Enhancement of the thermoelectric power factor by tuning the carrier concentration in Cu-rich and Ge-poor colusites Cu26+xNb2Ge6−xS32†
Abstract
Non-stoichiometric colusites Cu26+xNb2Ge6−xS32 (0 ≤ x ≤ 0.7) were prepared by mixing elemental constituents in evacuated quartz tubes at 1323 K followed by hot-pressing at 973 K. Their thermoelectric properties were investigated over the temperature range of 300 K–670 K. X-ray diffractometry and transmission electron microscopy analyses revealed that all the samples have a well crystallized structure and consist of the ordered colusite phase in which Cu, Nb, and Ge cations occupy their respective atomic positions in the structure. Energy dispersive spectroscopy analysis showed the presence of sulfur-poor and cation-rich chemical compositions in all the samples.
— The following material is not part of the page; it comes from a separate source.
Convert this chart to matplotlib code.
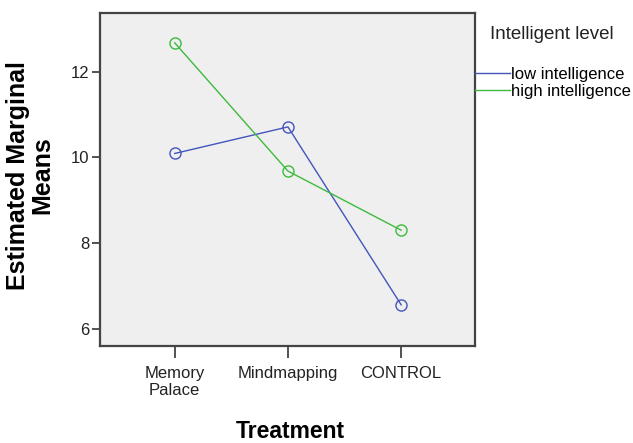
import matplotlib.pyplot as plt
from matplotlib.lines import Line2D

# Estimated marginal means by treatment and intelligence level
treatments = ["Memory\nPalace", "Mindmapping", "CONTROL"]
low_intel = [10.09, 10.71, 6.56]
high_intel = [12.67, 9.68, 8.30]
ytick_vals = [6, 8, 10, 12]
series_names = ["low intelligence", "high intelligence"]

blue = "#4455bb"
green = "#3dbb3d"

plt.rcParams['font.family'] = ['Liberation Sans', 'DejaVu Sans']

fig = plt.figure(figsize=(6.33, 4.43), dpi=100)
ax = fig.add_axes([0.158, 0.219, 0.592, 0.752])
ax.set_facecolor("#efefef")

x = list(range(len(treatments)))
ax.plot(x, low_intel, color=blue, lw=1, marker="o", ms=8,
        mfc="none", mec=blue, mew=1)
ax.plot(x, high_intel, color=green, lw=1, marker="o", ms=8,
        mfc="none", mec=green, mew=1)

ax.set_xlim(-0.66, 2.65)
ax.set_ylim(5.6, 13.37)
ax.set_xticks(x)
ax.set_xticklabels(treatments, fontsize=12, color="#222222", linespacing=1.2)
ax.set_yticks(ytick_vals)
ax.tick_params(axis="y", length=6, width=1.3, color="#444444", labelsize=12,
               labelcolor="#222222", pad=1.5)
ax.tick_params(axis="x", length=8.6, width=1.3, color="#444444", pad=5.5)
for s in ax.spines.values():
    s.set_color("#444444")
    s.set_linewidth(1.6)

ax.set_xlabel("Treatment", fontsize=16.5, fontweight="bold")
ax.xaxis.set_label_coords(0.507, -0.256)
ax.xaxis.label.set_va("center")
ax.set_ylabel("Estimated Marginal\nMeans", fontsize=18, fontweight="bold", linespacing=1.0)
ax.yaxis.set_label_coords(-0.187, 0.513)
ax.yaxis.label.set_va("center")

handles = [Line2D([], [], color=blue, lw=1), Line2D([], [], color=green, lw=1)]
ax.legend(handles, series_names, loc="center left", bbox_to_anchor=(1.0, 0.79),
          frameon=False, fontsize=12, handlelength=2.1, handletextpad=0.1,
          borderaxespad=0, borderpad=0, labelspacing=0.15)
fig.text(0.774, 0.921, "Intelligent level", fontsize=13.5, va="center", ha="left",
         color="#222222")

fig.savefig("out.png", dpi=100)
We demonstrate that the increase of x (Cu-rich and Ge-poor) leads to an increase of the carrier concentration, resulting in a high power factor of ∼830 μW m−1 K−2 at 670 K for the sample with x = 0.5. High-temperature sintering led to significant defects of sulfur and interstitial cations, which resulted in a low lattice thermal conductivity (∼0.4 W m−1 K−1 at 670 K). A ZT of 0.7–0.8 was achieved at 670 K irrespective of the value of x.